Il ceo di intercos ha spiegato com’è cambiata negli anni la sua azienda, che adesso sviluppa piani di marketing e nuovi prodotti, rivolgendosi anche ai retailer per i brand privati. la sfida è fare una linea per amazon.
“La parola terzisti non rappresenta più il nostro mondo” ha esordito Dario Ferrari, presidente e CEO di Intercos, spiegando che un tempo il conto terzi si limitava a produrre con formulazioni e know how di altri, sostanzialmente vendeva manodopera. Poi il terzista è diventato un creatore di progetti, un anticipatore di tendenze. Un percorso che ha portato Ferrari a diventare il leader indiscusso del suo comparto, con un fatturato consolidato nel 2016 di 449 milioni di euro. Il numero uno l’anno scorso ha acquistato il numero due, Cosmint Group, che nel 2016 fatturava 140 milioni di euro.
Come avete raggiunto la leadership?
Quando ho cominciato, nel 1972, ho immediatamente capito che bisognava essere innovativi, non aspettare che il cliente chiedesse qualcosa ma anticipare le sue esigenze. Abbiamo sviluppato molto la creatività e l’innovazione. Poi siamo diventati globali, e il boom è arrivato quando siamo entrati in Usa, dove abbiamo fatto una joint venture con The Estée Lauder Companies. Negli anni 80 abbiamo consolidato i mercati europei e americani, mentre negli anni 90 abbiamo inserito il ‘turbo’ investendo in innovazione, ma in quella vera.

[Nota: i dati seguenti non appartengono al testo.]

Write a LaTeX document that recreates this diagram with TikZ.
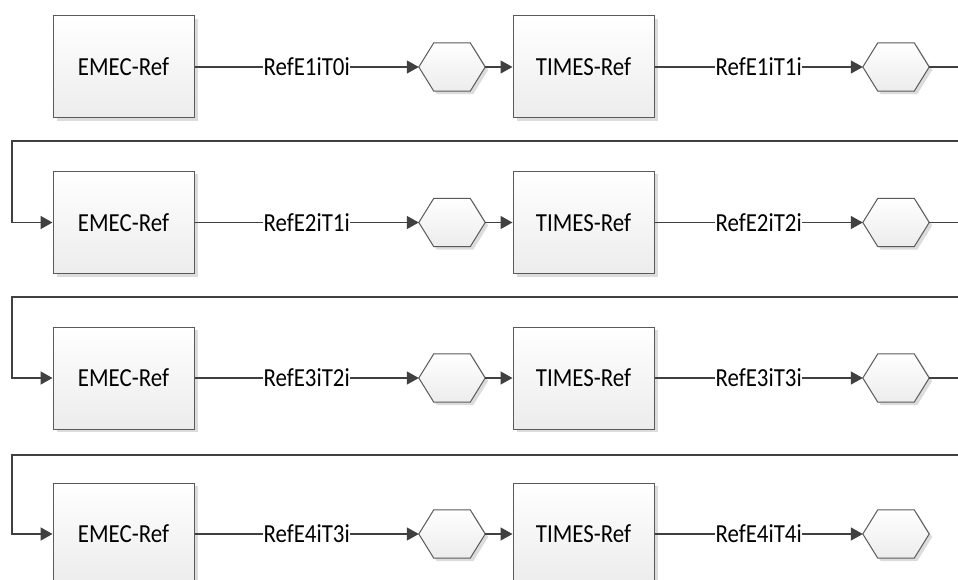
\documentclass[tikz,border=0pt]{standalone}
\usepackage{fontspec}
\setmainfont{Carlito}
\usetikzlibrary{arrows.meta}
\definecolor{linec}{HTML}{404040}
\definecolor{boxline}{HTML}{5A5A5A}
\definecolor{shadowc}{HTML}{DCDCDC}
\definecolor{fillbot}{HTML}{ECECEC}
\newcommand\lbl[1]{\scalebox{0.88}[1]{#1}}
\tikzset{
  x=1pt, y=1pt,
  every node/.style={font=\fontsize{26}{30}\selectfont, text=black},
  procbox/.style={draw=boxline, line width=1pt, minimum width=141pt, minimum height=102pt,
     inner sep=0pt, top color=white, bottom color=fillbot},
  hexhold/.style={minimum width=66pt, minimum height=48pt, inner sep=0pt, draw=none},
  hexline/.style={draw=boxline, line width=1pt, top color=white, bottom color=fillbot},
  conn/.style={draw=linec, line width=1.4pt, -{Triangle[length=12pt,width=13pt]}},
  retconn/.style={draw=linec, line width=1.8pt, -{Triangle[length=12pt,width=13pt]}},
  flowlbl/.style={fill=white, inner sep=0.5pt}
}
\newcommand\myhex[2]{%
  \node[hexhold] (#1) at (#2) {};
  \fill[shadowc] ([xshift=3,yshift=-3]#1.west) -- ([xshift=18,yshift=-3]#1.north west) -- ([xshift=-12,yshift=-3]#1.north east) -- ([xshift=3,yshift=-3]#1.east) -- ([xshift=-12,yshift=-3]#1.south east) -- ([xshift=18,yshift=-3]#1.south west) -- cycle;
  \path[hexline] (#1.west) -- ([xshift=15]#1.north west) -- ([xshift=-15]#1.north east) -- (#1.east) -- ([xshift=-15]#1.south east) -- ([xshift=15]#1.south west) -- cycle;
}
\newcommand\mybox[3]{%
  \fill[shadowc] (#2) ++(-66.5,-54) rectangle ++(141,102);
  \node[procbox] (#1) at (#2) {\lbl{#3}};
}
\begin{document}
\begin{tikzpicture}
\useasboundingbox (0,0) rectangle (958,-580);
\clip (0,0) rectangle (958,-580);
\fill[white] (0,0) rectangle (958,-580);
% rows
\foreach \r/\yy/\ta/\tb in {1/-67/RefE1iT0i/RefE1iT1i, 2/-222.5/RefE2iT1i/RefE2iT2i, 3/-378/RefE3iT2i/RefE3iT3i, 4/-534/RefE4iT3i/RefE4iT4i}{
  \mybox{e\r}{123.5,\yy}{EMEC-Ref}
  \mybox{t\r}{583.5,\yy}{TIMES-Ref}
  \myhex{ha\r}{452,\yy}
  \myhex{hb\r}{896,\yy}
  \draw[conn] (e\r.east) -- node[flowlbl]{\lbl{\ta}} (ha\r.west);
  \draw[conn] (ha\r.east) -- (t\r.west);
  \draw[conn] (t\r.east) -- node[flowlbl]{\lbl{\tb}} (hb\r.west);
}
% returns
\coordinate (r1) at (990,-141);
\coordinate (r2) at (990,-297);
\coordinate (r3) at (990,-455);
\coordinate (l1) at (12,-141);
\coordinate (l2) at (12,-297);
\coordinate (l3) at (12,-455);
\draw[retconn] (hb1.east) -| (r1) -- (l1) |- (e2.west);
\draw[retconn] (hb2.east) -| (r2) -- (l2) |- (e3.west);
\draw[retconn] (hb3.east) -| (r3) -- (l3) |- (e4.west);
\end{tikzpicture}
\end{document}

Cosa significa fare ‘vera’ innovazione?
Faccio un esempio concreto: se guardiamo il cellulare di oggi rispetto al telefono del ‘900, c’è un abisso tra i due device. Se prendiamo un rossetto di oggi e quello del secolo scorso non c’è apparentemente una grande differenza. L’innovazione in questo settore non è sempre visibile, ma è legata all’efficacia dei prodotti, allo sviluppo di nuove materie prime con texture differenti e più performanti, a nuove formulazioni.
Quali sono i driver per lo sviluppo?
Ormai siamo globali, siamo presenti in Europa, in Usa, in Asia e in Brasile con 15 stabilimenti nel mondo e 800 persone dedicate allo sviluppo di nuovi prodotti. Un business che stiamo sviluppando è quello delle private label, che ormai rappresenta un terzo del nostro fatturato. Il mondo è cambiato e mentre prima erano le aziende branded che dettavano legge, oggi queste ultime subiscono la concorrenza dell’online e di un numero infinito di marche, mentre il terzismo cresce e conquista quote di mercato. Un nostro obiettivo ad esempio è fare una linea per Amazon. Comunque la vera crescita verrà dall’Asia.
Allora cos’è il terzista oggi?
Noi oggi ci sentiamo una società di marketing, di sviluppo del prodotto, di ricerca, e investiamo più di quanto fanno le aziende branded in innovazione del make-up. Siamo organizzati per business unit, dal marketing al ‘profit & loss’, ed esistiamo proprio per gestire la complessità.